Raptou już wyjaśnił - nie mam do niego żadnego żalu o to co napisał..


P.S.

Z tego co widze w twoim profilu (NYC) to dziwie sie, ze jeszcze sie nie spotkales z obcokrajowcami ktorzy sie myja , sa schludnie ubrania a ...smierdza.

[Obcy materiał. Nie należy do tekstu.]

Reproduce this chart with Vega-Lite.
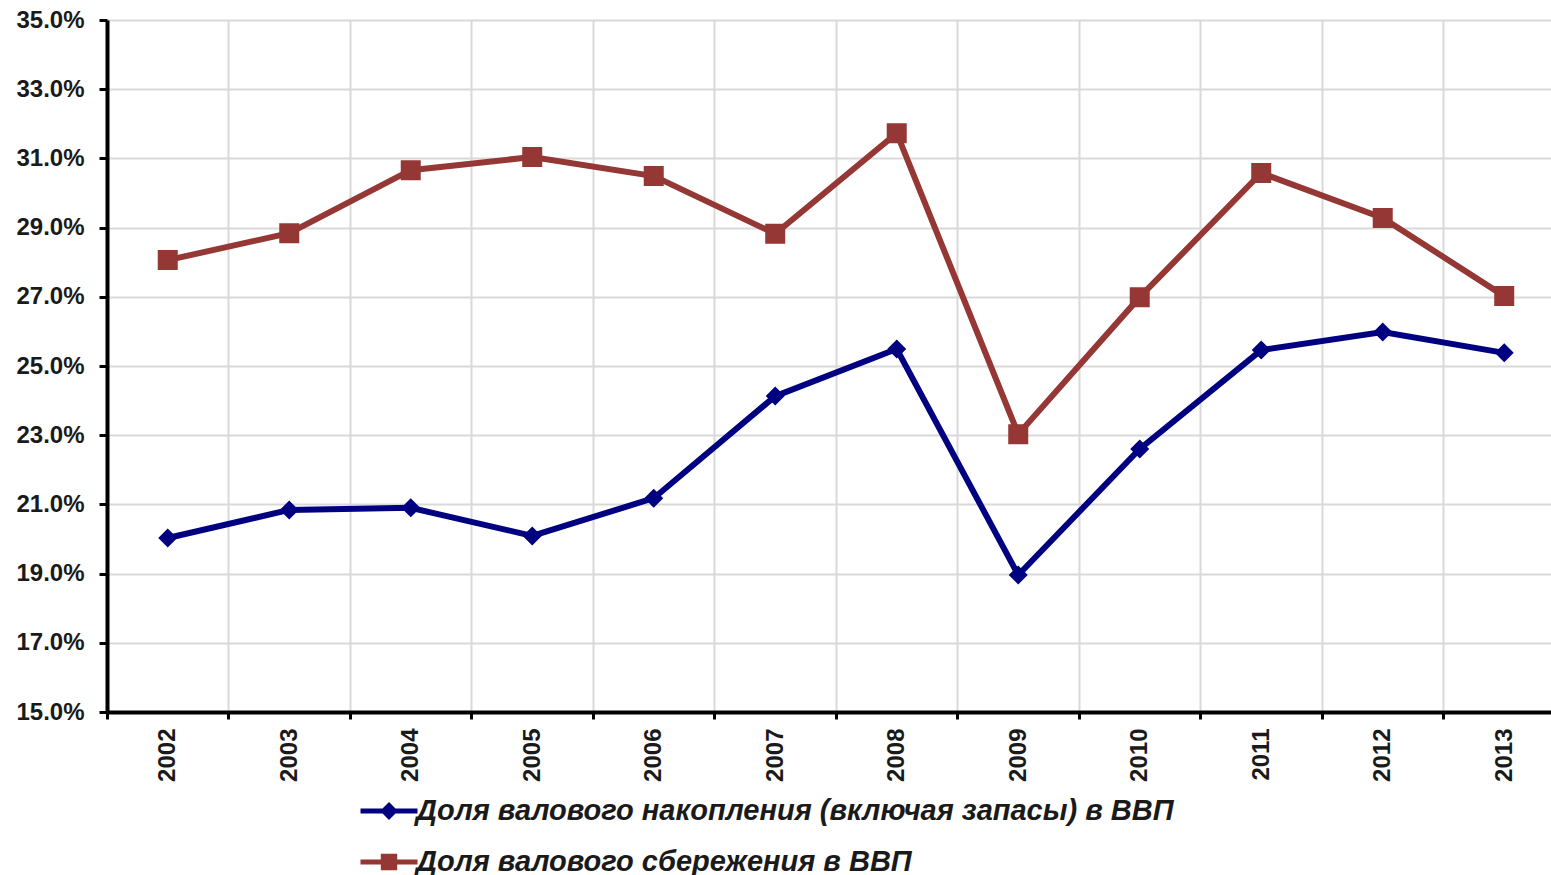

W Nowym Jorku jestem dosyć często, aczkolwiek nie mieszkam tam na stałe (rodzina).
Owszem spotkałem się, ale nie wiem czy się myją :P

EOT

#35 raptou

raptou
  • 1 644 postów
  • SkądUnited Europe

Napisano 18 sierpnia 2007 - 15:49

Dokładnie tak jest. Ja też miałem upierdliwych sąsiadów. Wbijali mi szpilki w kabel od radia CB (wtedy dość kosztowny - lata 90) albo go cięli bo im zupełnie nieświadomie i niechcący zakłucałem telewizję. Nie była to moja wina tylko naszej wspaniałej myśli technicznej. Elemisy, Jowisze, Heliosy po prostu odbierały totalnie wszystko. Nawet, jak karetka przejechała i ich radio zakłucało - zawsze było na mnie. Nie było to miłe. W ich przekonaniu to ja byłem ZŁOOO. W końcu się po prostu dogadaliśmy. Jednej sąsiadce zmieniłem antenę od TV, innemu założyłem filtr górnoprzepustowy na kabel, swoją antenę podniosłem wyżej ale po paru przecięciach kabla miło było pomarzyć, jak któryś sąsiad smarzy się na ruszcie żywcem albo ptaszki wydziobują lakier z nowiutkiego samochodu :lol: . Mimo wszystko zamiast robić sobie nawzajem na złość cierpliwością dało się w końcu wszystko załatwić. Marzyć a robić to w rzeczywistości to zupełnie inna sprawa :lol: Mimo wszystko przynosi ulgę.